This species is monotypic.

== Ecology and behaviour ==
In 2012, these birds were discovered to be present in the La Mesa Ecopark which is close to the heart of Metro Manila and is the main site where these birds are observed (80% of all EBird records) and studied, thus most of this information is from this subpopulation.

These are ground birds and eat earthworms and other small insects. It has also been recorded feeding on figs.

Breeds in March to June. Average clutch size is two to three eggs. It has been recorded to breed in La Mesa Ecopark.

This species has been recorded in the migrant bottleneck in Dalton Pass which suggests either post breeding dispersal or possibly a yearly intra-island migration between Cordillera Centra and Sierra Madre. More research is needed to understand this species' movement and ecology.
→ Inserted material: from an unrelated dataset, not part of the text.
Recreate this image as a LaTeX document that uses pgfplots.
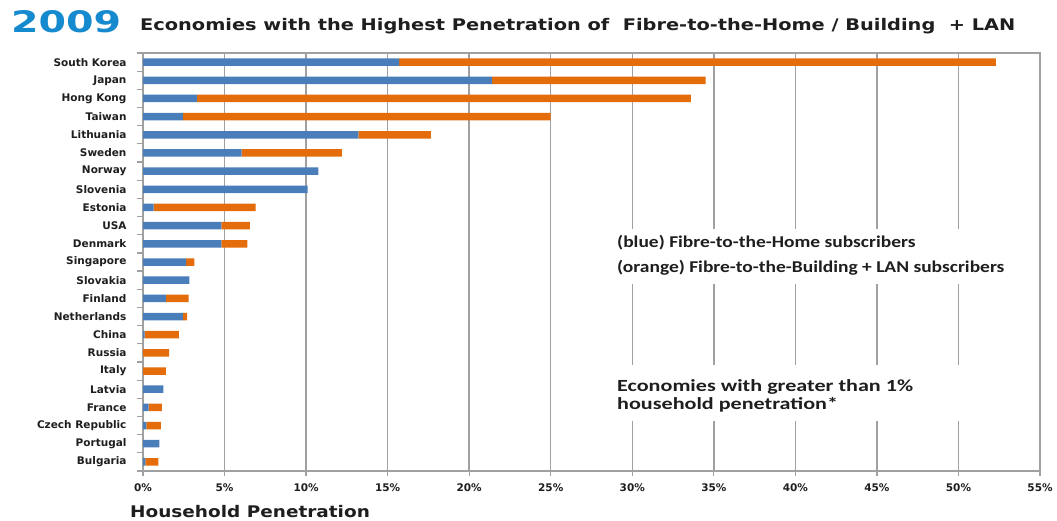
\documentclass[border=0pt]{standalone}
\usepackage{fontspec}
\setmainfont{DejaVu Sans}
\newfontfamily\calibri{Carlito}
\usepackage{pgfplots}
\usepackage{pgfplotstable}
\pgfplotsset{compat=1.18}
\definecolor{ftthblue}{RGB}{74,126,187}
\definecolor{ftthorange}{RGB}{228,108,10}
\definecolor{titleblue}{RGB}{22,138,206}
\definecolor{gridgray}{RGB}{160,160,160}
\definecolor{txt}{RGB}{30,30,30}

\pgfplotstableread{
idx blue orange
0  15.7  36.6
1  21.4  13.1
2  3.3   30.3
3  2.45  22.55
4  13.2  4.45
5  6.05  6.15
6  10.75 0
7  10.1  0
8  0.65  6.25
9  4.8   1.75
10 4.8   1.6
11 2.65  0.5
12 2.85  0
13 1.4   1.4
14 2.45  0.25
15 0.1   2.1
16 0     1.6
17 0     1.4
18 1.25  0
19 0.35  0.8
20 0.2   0.9
21 1.0   0
22 0.15  0.8
}\datatable

\begin{document}
\begin{tikzpicture}[x=1pt,y=1pt]
\path[use as bounding box] (0,0) rectangle (1057,520);
\begin{axis}[
  at={(143pt,49pt)}, anchor=south west,
  width=897pt, height=418pt, scale only axis,
  xbar stacked, bar width=7.5pt,
  xmin=0, xmax=55, ymin=-0.5, ymax=22.5, y dir=reverse,
  xtick={0,5,...,55},
  xticklabels={0\%,5\%,10\%,15\%,20\%,25\%,30\%,35\%,40\%,45\%,50\%,55\%},
  ytick={0,...,22},
  yticklabels={South Korea,Japan,Hong Kong,Taiwan,Lithuania,Sweden,Norway,Slovenia,Estonia,USA,Denmark,Singapore,Slovakia,Finland,Netherlands,China,Russia,Italy,Latvia,France,Czech Republic,Portugal,Bulgaria},
  minor ytick={-0.5,0.5,...,22.5},
  tick pos=left,
  tick align=outside,
  major tick length=5pt, minor tick length=6pt,
  every major y tick/.style={draw=none},
  every tick/.style={draw=gridgray, line width=1.2pt},
  xmajorgrids,
  major grid style={draw=gridgray, line width=1.4pt},
  axis line style={draw=gridgray, line width=1.4pt},
  y tick label style={font=\fontsize{10.5}{12}\selectfont\bfseries, text=txt, xshift=-8pt},
  x tick label style={font=\fontsize{10.5}{12}\selectfont\bfseries, text=txt, yshift=-4pt},
]
\addplot[fill=ftthblue, draw=none] table[x=blue, y=idx] {\datatable};
\addplot[fill=ftthorange, draw=none] table[x=orange, y=idx] {\datatable};
\end{axis}
% white boxes breaking the grid
\fill[white] (605,236) rectangle (1025,291);
\fill[white] (605,99) rectangle (1025,155);
\node[anchor=west, text=txt, font=\calibri\bfseries\fontsize{16.5}{18}\selectfont, inner sep=0pt] at (617,277) {\scalebox{1.18}[1]{(blue) Fibre-to-the-Home subscribers}};
\node[anchor=west, text=txt, font=\calibri\bfseries\fontsize{16.5}{18}\selectfont, inner sep=0pt] at (617,252) {\scalebox{1.18}[1]{(orange) Fibre-to-the-Building + LAN subscribers}};
\node[anchor=west, text=txt, font=\calibri\bfseries\fontsize{17}{19}\selectfont, inner sep=0pt] at (617,133.5) {\scalebox{1.30}[1]{Economies with greater than 1\%}};
\node[anchor=west, text=txt, font=\calibri\bfseries\fontsize{17}{19}\selectfont, inner sep=0pt] at (617,115) {\scalebox{1.30}[1]{household penetration*}};
% titles
\node[anchor=west, inner sep=0pt, text=titleblue] at (11,498) {\resizebox{110pt}{22pt}{\bfseries 2009}};
\node[anchor=west, inner sep=0pt, text=txt, font=\fontsize{16}{18}\selectfont\bfseries] at (140,494) {\scalebox{1.21}[1]{Economies with the Highest Penetration of\ \ Fibre-to-the-Home / Building\ \ + LAN}};
\node[anchor=west, inner sep=0pt, text=txt, font=\fontsize{16}{18}\selectfont\bfseries] at (130,8) {\scalebox{1.154}[1]{Household Penetration}};
\end{tikzpicture}
\end{document}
== Habitat and conservation status ==
It is found in tropical moist primary and secondary forest with a large majority up to 1,100 meters above sea level with a few records up to 1,560 meters above sea level.

The International Union for Conservation of Nature has assessed this bird as vulnerable with the population estimated to be 6,000 to 15,000 mature individuals with the population declining. While this species is easily found and observed in La Mesa Ecopark, where these birds may be more habituated to humans, elsewhere, this species is rare and elusive. This species' main threat is habitat loss with wholesale clearance of forest habitats as a result of logging, agricultural conversion, road development and mining activities occurring within the range. It may also suffer from hunting with snares in the Sierra Madre and illicit bird-trapping at Dalton Pass may exert a considerable pressure.

It occurs in the protected areas Angat Watershed Forest Reserve, Quezon Protected Landscape, Mount Makiling National Park and Northern Sierra Madre Natural Park however, like most areas in the Philippines, protection is lax and deforestation and hunting persist even in these areas.